- Directed by: Bijukumar Damodaran
- Written by: Bijukumar Damodaran
- Produced by: Siraj Shah; Vijayasree; Bijukumar; Ushadevi;
- Starring: Nedumudi Venu Prakash Bare P. Balachandran Lally
- Cinematography: Yedhu Radhakrishnan
- Edited by: Davis Manuel
- Music by: Bijibal
- Release date: 27 February 2020;
- Country: India
- Language: English

= Orange Marangalude Veedu =

2019 film by Akhil Roshan AR

Orange Marangalude Veedu (lit. 'House of Orange Trees') is a 2020 Malayalam-language film written and directed by Dr. Biju. The film stars Nedumudi Venu, P. Balachandran, Prakash Bare, Lally, Lakshmi Marikar, and Master Yedhu. The film is about a grandfather and grandson. It examines their relationship as well as agriculture, politics, communalism and other socially relevant subjects. It takes place in Thiruvananthapuram, as well as Alappuzha, Wagamon, and Nagpur. The music is by Bijibal. The film is the first Indo-Chinese co-production.
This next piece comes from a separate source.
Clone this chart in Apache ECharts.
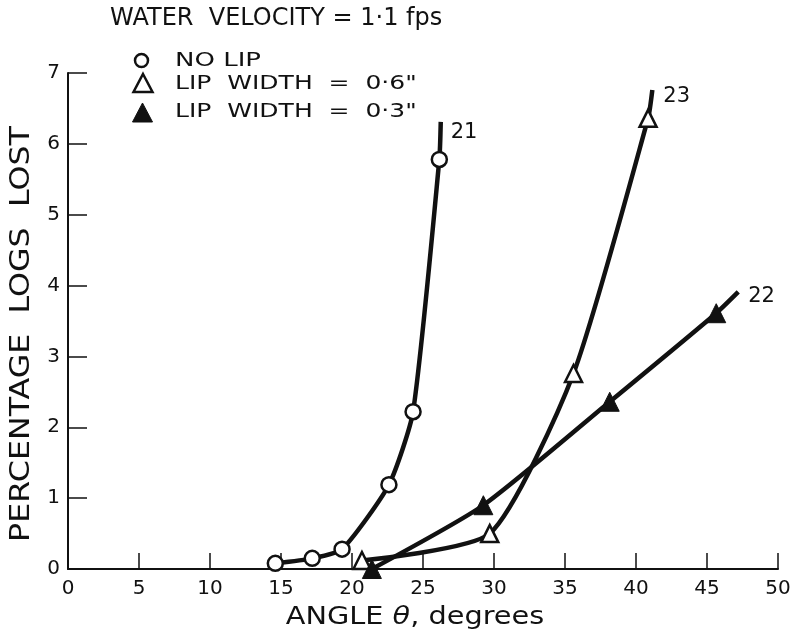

It was also the debut of cinematographer Yedhu Radhakrishnan (Kannan), the son of MJ Radhakrishnan.

==Cast==
- Nedumudi Venu as Samuel
- Prakash Bare as Davis
- P. Balachandran as Raju
- Master Govardhan as Steve
- Jayaram Nair
- Deepak Shivaraman
- Jayaprakash Kuloor
- Shyam Reji
- Lali PM.
- Lakshmi Marikar

==Production==
Production was done by Studio Media.

==Awards and recognition==
The film was selected for the Indian Film Festival of Cincinnati in 2021.

It was also selected for the 24th Kolkata International Film Festival.